BUCKINGHAM, Owen (1674-1720), of Moulsford, Berks. and the Gatehouse, Reading Abbey

Published in The History of Parliament: the House of Commons 1690-1715, ed. D. Hayton, E. Cruickshanks, S. Handley, 2002
Available from Boydell and Brewer



1708 - 1713
6 June 1716 - 5 Mar. 1720

Family and Education

b. 16 Dec. 1674, 2nd but 1st surv. s. of Sir Owen Buckingham* by 1st w.  educ. travelled abroad (Austria, Italy), Padua Univ. 1706. unmsuc. fa. 20 Mar. 1713.1

Offices Held

Member, Russia Co. 1698.2

Gent. of privy chamber 1714–d.; commr. victualling 1717–d.3


Although Buckingham was admitted into the Russia Company in 1698 (as a matter of ‘intrafamily bookkeeping’), and probably continued his father’s sailcloth manufactory in Reading for a time, he does not seem to have been primarily concerned with industry and commerce.
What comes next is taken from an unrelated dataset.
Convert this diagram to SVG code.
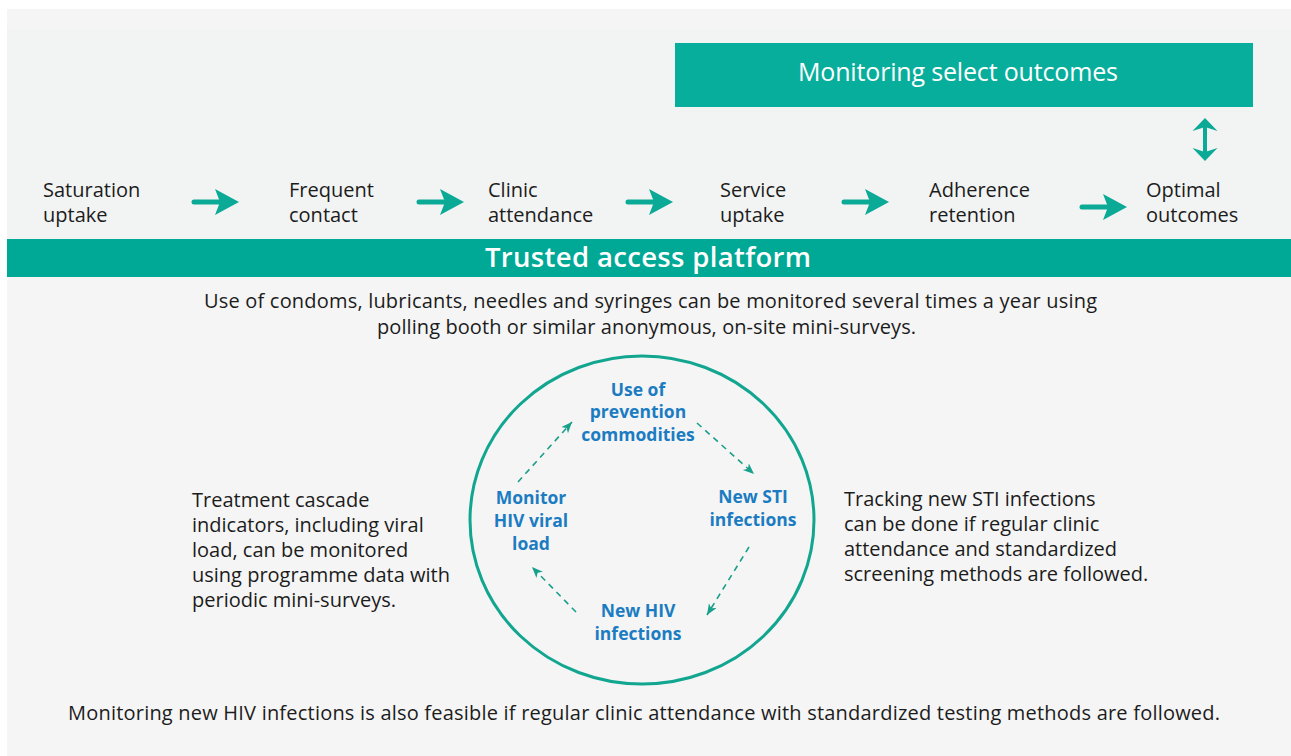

He was probably the ‘Mr Buckingham’ who accompanied Sunderland (Charles, Lord Spencer*) on his mission to Vienna in 1705 and in the following year was in Italy. On his return home he was elected to represent Reading following his father’s retirement in 1708. Surviving tellerships and parliamentary lists indicate a commitment to the Whigs. A list of early 1708 with the returns from the election held later that year classed him as a Whig, and in the 1708–9 session he supported the naturalization of the Palatines. On 20 Apr. 1709 he acted as a teller on a more local matter, against an amendment by the Lords to a bill for the better prevention of mischiefs caused by fire, which allowed a still and furnace built by Daniel Tombes to be excepted from the Act’s provisions. In the following session he voted for the impeachment of Dr Sacheverell. On 24 Mar. he acted as a teller against an adjournment, the House then proceeding to order Sacheverell’s printed answers to his impeachment to be burnt.4

Re-elected in 1710, Buckingham was classed as a Whig on the ‘Hanover list’. On 7 Apr. 1711 he acted as a teller on a procedural point during the hearing of the Cockermouth election, which led to the witnesses for the petitioner against James Stanhope* being heard. On 25 May 1711 he voted with a small group of committed Whigs against an amendment to the South Sea bill, possibly owing to the financial interests of his father. In the following session, on 17 Jan. 1712, he acted as a teller against the expulsion from the Commons of Robert Walpole II. On the crucial question of the 1713 session, trade with France, he was an active opponent of the ministry’s policy. On 6 May his name appears on a parliamentary list which probably details votes against the French wines bill, and on 18 June he divided against the French commerce bill, when he was also classed as a Whig.5

Defeated at the 1713 election, he remained out of the Commons until 1716. Having already received office at court, he then became a commissioner for victualling the navy in 1717, a place held until his death in a duel on 5 Mar. 1720. This event occurred at the birthday party of his friend and, on this occasion, antagonist, Richard Aldworth who, according to the surgeon called to the scene, inflicted a wound on him seven inches deep. Most of Buckingham’s Berkshire estate seems to have devolved upon his niece Elizabeth, who married Richard Manley, an unsuccessful candidate at Reading in 1739.6

Ref Volumes: 1690-1715

Author: Stuart Handley


  • 1. Hearne Colls. vi. 277; Genealogists’ Mag. xiv. 151–2; S. Spens, George Stepney, 257.
  • 2. Trans. Amer. Phil. Soc. n.s. li. 105.
  • 3. N. Carlisle, Gent. Privy Chamber, 223; Navy Recs. Soc. lxx. 497.
  • 4. Trans. Amer. Phil. Soc. 29; E. W. Dormer, Erleigh Court, 37; Spens, 257.
  • 5. Hist. Jnl. iv. 197.
  • 6. Boyer, Pol. State, xix. 316; Genealogists’ Mag. 152; Berks. RO, Braybrooke mss D/EN/L6, deposition of John Thorpe.